THE REQUEST:
Retype, exactly as they stand, the lines from the start of the data to the line that contains "import numpy as np", both ends included. Leave the pictures out.

LISTED RECORDS:
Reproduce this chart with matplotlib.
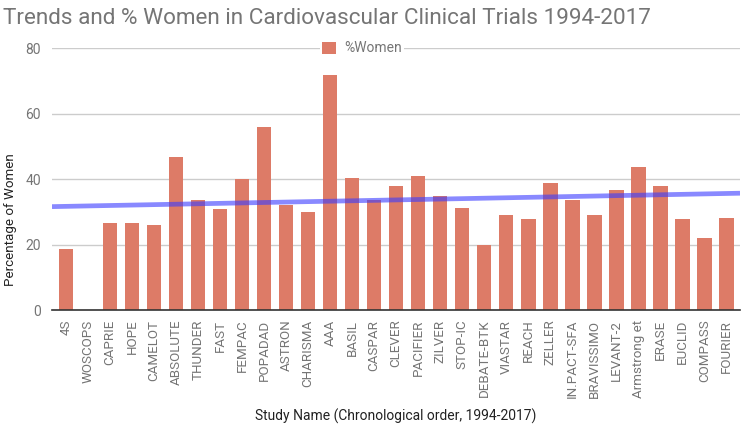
import matplotlib
matplotlib.use("Agg")
import matplotlib.pyplot as plt
import numpy as np

studies = ["4S", "WOSCOPS", "CAPRIE", "HOPE", "CAMELOT", "ABSOLUTE", "THUNDER", "FAST",
           "FEMPAC", "POPADAD", "ASTRON", "CHARISMA", "AAA", "BASIL", "CASPAR", "CLEVER",
           "PACIFIER", "ZILVER", "STOP-IC", "DEBATE-BTK", "VIASTAR", "REACH", "ZELLER",
           "IN.PACT-SFA", "BRAVISSIMO", "LEVANT-2", "Armstrong et", "ERASE", "EUCLID",
           "COMPASS", "FOURIER"]
pct_women = [18.5, 0, 26.7, 26.7, 26.1, 46.8, 33.7, 31.0,
             40.0, 55.8, 32.1, 29.9, 71.7, 40.3, 33.7, 37.8,
             40.9, 34.7, 31.3, 20.0, 28.9, 27.8, 38.8,
             33.7, 28.9, 36.8, 43.6, 37.9, 27.8,
             22.0, 28.1]
trend_ends = [31.6, 35.7]   # trendline value at left and right edges of the plot
yticks = [0, 20, 40, 60, 80]

plt.rcParams['font.family'] = ['Roboto', 'DejaVu Sans']

fig = plt.figure(figsize=(7.42, 4.26), dpi=100)
L, R, B, T = 52/742, 740/742, 1 - 310/426, 1 - 48.3/426
ax = fig.add_axes([L, B, R - L, T - B])

x = np.arange(len(studies))
bar_color = "#dd7b67"
ax.bar(x, pct_women, width=0.65, color=bar_color, zorder=2, label="%Women")

xlim = (-0.63, len(studies) - 1 + 0.61)
ax.set_xlim(*xlim)
ax.set_ylim(0, 80)
ax.plot(xlim, trend_ends, color="#3a3aff", alpha=0.6, lw=3.4, zorder=3,
        solid_capstyle="butt")

ax.set_yticks(yticks)
ax.set_yticklabels([str(t) for t in yticks], color="#757575", fontsize=10)
ax.set_xticks(x)
ax.set_xticklabels(studies, rotation=90, color="#757575", fontsize=9.6)
ax.tick_params(axis="both", length=0)
ax.tick_params(axis="x", pad=7)
ax.tick_params(axis="y", pad=8)
ax.grid(axis="y", color="#cccccc", lw=1, zorder=0)
ax.set_axisbelow(True)
for s in ["top", "right", "left"]:
    ax.spines[s].set_visible(False)
ax.spines["bottom"].set_color("#333333")
ax.spines["bottom"].set_linewidth(1.2)
ax.spines["bottom"].set_zorder(4)

fig.text(11/742, 1 - 220/426, "Percentage of Women", rotation=90,
         ha="center", va="center", color="#222222", fontsize=9.6)
fig.text(396/742, 1 - 416/426, "Study Name (Chronological order, 1994-2017)",
         ha="center", va="center", color="#222222", fontsize=10)

fig.text(3/742, 1 - 18/426, "Trends and % Women in Cardiovascular Clinical Trials 1994-2017",
         ha="left", va="center", color="#757575", fontsize=16.2)

h, l = ax.get_legend_handles_labels()
leg = fig.legend(h[:1], l[:1], loc="center", bbox_to_anchor=(362/742, 1 - 48.3/426),
                 frameon=True, facecolor="white", edgecolor="none", framealpha=1,
                 fancybox=False, fontsize=10, handlelength=0.95, handleheight=0.95,
                 handletextpad=0.6, borderpad=0.2, borderaxespad=0)
for t in leg.get_texts():
    t.set_color("#757575")

fig.savefig("out.png", dpi=100)
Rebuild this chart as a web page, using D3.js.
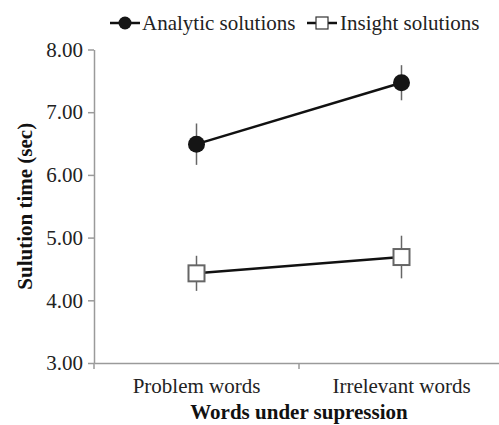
<!DOCTYPE html>
<html>
<head>
<meta charset="utf-8">
<script src="https://cdn.jsdelivr.net/npm/d3@7"></script>
<style>
  body { margin: 0; background: #fff; }
  text { font-family: "Liberation Serif", "Times New Roman", serif; }
</style>
</head>
<body>
<div id="chart"></div>
<script>
// data
let categories = ["Problem words", "Irrelevant words"];
let analytic = [6.49, 7.47];
let analyticErr = [0.33, 0.28];
let insight = [4.43, 4.69];
let insightErr = [0.28, 0.34];
let yTicks = [3, 4, 5, 6, 7, 8];

let width = 499, height = 425;
const svg = d3.select("#chart").append("svg")
    .attr("width", width).attr("height", height);

let x = d3.scaleBand().domain(categories).range([94, 504]).padding(0);
let y = d3.scaleLinear().domain([3, 8]).range([363, 49.5]);

// y axis
let yAxis = svg.append("g")
    .attr("transform", "translate(94,0)")
    .call(d3.axisLeft(y).tickValues(yTicks).tickFormat(d3.format(".2f")).tickSize(6).tickSizeOuter(0).tickPadding(5));
yAxis.select(".domain").attr("stroke", "#9a9a9a").attr("stroke-width", 1.5);
yAxis.selectAll(".tick line").attr("stroke", "#9a9a9a").attr("stroke-width", 1.5);
yAxis.selectAll(".tick text").attr("font-size", 21).attr("fill", "#222")
    .attr("font-family", "Liberation Serif");

// x axis
let xAxis = svg.append("g")
    .attr("transform", "translate(0," + y(3) + ")")
    .call(d3.axisBottom(x).tickSize(0).tickSizeOuter(0).tickPadding(15));
xAxis.select(".domain").attr("stroke", "#9a9a9a").attr("stroke-width", 1.5);
xAxis.selectAll(".tick text").attr("font-size", 21).attr("fill", "#222")
    .attr("font-family", "Liberation Serif");
// boundary ticks between categories
let bounds = [x.range()[0]].concat(categories.map(c => x(c) + x.bandwidth()));
xAxis.selectAll(".bound").data(bounds).enter().append("line")
    .attr("x1", d => d).attr("x2", d => d)
    .attr("y1", 0).attr("y2", 6)
    .attr("stroke", "#9a9a9a").attr("stroke-width", 1.5);

let cx = c => x(c) + x.bandwidth() / 2;
let line = d3.line().x(d => cx(d.cat)).y(d => y(d.v));

function drawSeries(vals, errs, shape) {
    let pts = categories.map((c, i) => ({ cat: c, v: vals[i], e: errs[i] }));
    let g = svg.append("g");
    g.selectAll(".err").data(pts).enter().append("line")
        .attr("x1", d => cx(d.cat)).attr("x2", d => cx(d.cat))
        .attr("y1", d => y(d.v + d.e)).attr("y2", d => y(d.v - d.e))
        .attr("stroke", "#666").attr("stroke-width", 1.5);
    g.append("path").attr("d", line(pts))
        .attr("fill", "none").attr("stroke", "#111").attr("stroke-width", 2.5);
    if (shape == "circle") {
        g.selectAll(".pt").data(pts).enter().append("circle")
            .attr("cx", d => cx(d.cat)).attr("cy", d => y(d.v))
            .attr("r", 8.5).attr("fill", "#151515");
    } else {
        g.selectAll(".pt").data(pts).enter().append("rect")
            .attr("x", d => cx(d.cat) - 8).attr("y", d => y(d.v) - 8)
            .attr("width", 16).attr("height", 16)
            .attr("fill", "#fff").attr("stroke", "#666").attr("stroke-width", 2);
    }
}
drawSeries(analytic, analyticErr, "circle");
drawSeries(insight, insightErr, "square");

// legend
let legend = svg.append("g").attr("transform", "translate(0,23)");
legend.append("line").attr("x1", 110).attr("x2", 140).attr("y1", 0).attr("y2", 0)
    .attr("stroke", "#111").attr("stroke-width", 2.5);
legend.append("circle").attr("cx", 125).attr("cy", 0).attr("r", 6.5).attr("fill", "#151515");
legend.append("text").attr("x", 142).attr("y", 6.5).attr("font-size", 21).attr("fill", "#222")
    .text("Analytic solutions");
legend.append("line").attr("x1", 307).attr("x2", 337).attr("y1", 0).attr("y2", 0)
    .attr("stroke", "#111").attr("stroke-width", 2.5);
legend.append("rect").attr("x", 316).attr("y", -6).attr("width", 12).attr("height", 12)
    .attr("fill", "#fff").attr("stroke", "#333").attr("stroke-width", 1.2);
legend.append("text").attr("x", 340).attr("y", 6.5).attr("font-size", 21).attr("fill", "#222")
    .text("Insight solutions");

// axis titles
svg.append("text")
    .attr("transform", "translate(32," + ((y(3) + y(8)) / 2) + ") rotate(-90)")
    .attr("text-anchor", "middle").attr("font-size", 21).attr("font-weight", "bold")
    .attr("fill", "#111").text("Sulution time (sec)");
svg.append("text")
    .attr("x", 299).attr("y", 419)
    .attr("text-anchor", "middle").attr("font-size", 21).attr("font-weight", "bold")
    .attr("fill", "#111").text("Words under supression");
</script>
</body>
</html>
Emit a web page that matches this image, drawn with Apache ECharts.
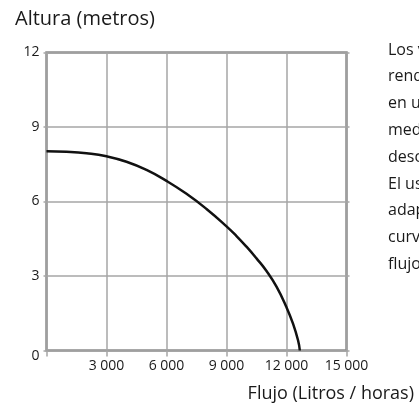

RESULT BELOW:
Reproduce this chart with matplotlib.
import matplotlib
matplotlib.use("Agg")
import matplotlib.pyplot as plt
import numpy as np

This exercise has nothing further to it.